Bridging the Semantic Gaps: Improving Medical VQA Consistency with LLM-Augmented Question Sets
Yongpei Ma, Pengyu Wang, Adam Dunn, Usman Naseem, Jinman Kim
TL;DR
This work tackles MVQA consistency under linguistic variation by introducing Semantically Equivalent Question Augmentation (SEQA), which uses large language models to generate paraphrases that preserve semantics. It introduces TAR-SC alongside three diversity metrics (ANQI, ANQA, ANQS) and demonstrates dataset augmentation on SLAKE, VQA-RAD, and PathVQA, leading to improved accuracy and consistency after fine-tuning across three MVQA models. The study shows that combining semantic invariance with factual correctness yields a more reliable evaluation framework for medical VQA, with reported gains of approximately 19.35% in accuracy and 11.61% in TAR-SC on augmented data. These findings highlight the practical benefits of paraphrase-aware data augmentation for clinical reasoning and provide a blueprint for evaluating semantic robustness in MVQA systems.
Abstract
Medical Visual Question Answering (MVQA) systems can interpret medical images in response to natural language queries. However, linguistic variability in question phrasing often undermines the consistency of these systems. To address this challenge, we propose a Semantically Equivalent Question Augmentation (SEQA) framework, which leverages large language models (LLMs) to generate diverse yet semantically equivalent rephrasings of questions.

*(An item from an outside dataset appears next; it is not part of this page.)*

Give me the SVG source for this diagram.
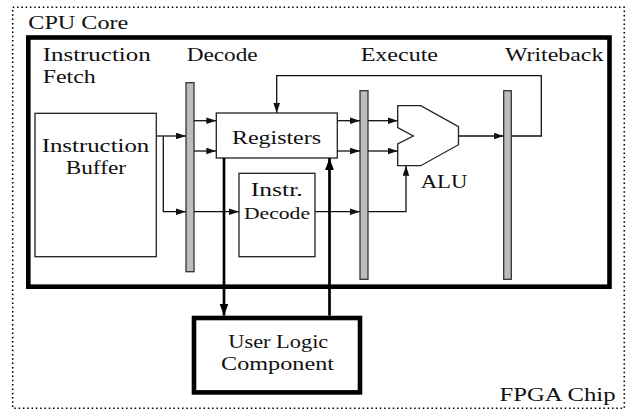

Specifically, this approach enriches linguistic diversity while preserving semantic meaning. We further introduce an evaluation metric, Total Agreement Rate with Semantically Equivalent Input and Correct Answer (TAR-SC), which assesses a model's capability to generate consistent and correct responses to semantically equivalent linguistic variations. In addition, we also propose three other diversity metrics - average number of QA items per image (ANQI), average number of questions per image with the same answer (ANQA), and average number of open-ended questions per image with the same semantics (ANQS). Using the SEQA framework, we augmented the benchmarked MVQA public datasets of SLAKE, VQA-RAD, and PathVQA. As a result, all three datasets achieved significant improvements by incorporating more semantically equivalent questions: ANQI increased by an average of 86.1, ANQA by 85.1, and ANQS by 46. Subsequent experiments evaluate three MVQA models (M2I2, MUMC, and BiomedGPT) under both zero-shot and fine-tuning settings on the enhanced datasets. Experimental results in MVQA datasets show that fine-tuned models achieve an average accuracy improvement of 19.35%, while our proposed TAR-SC metric shows an average improvement of 11. 61%, indicating a substantial enhancement in model consistency.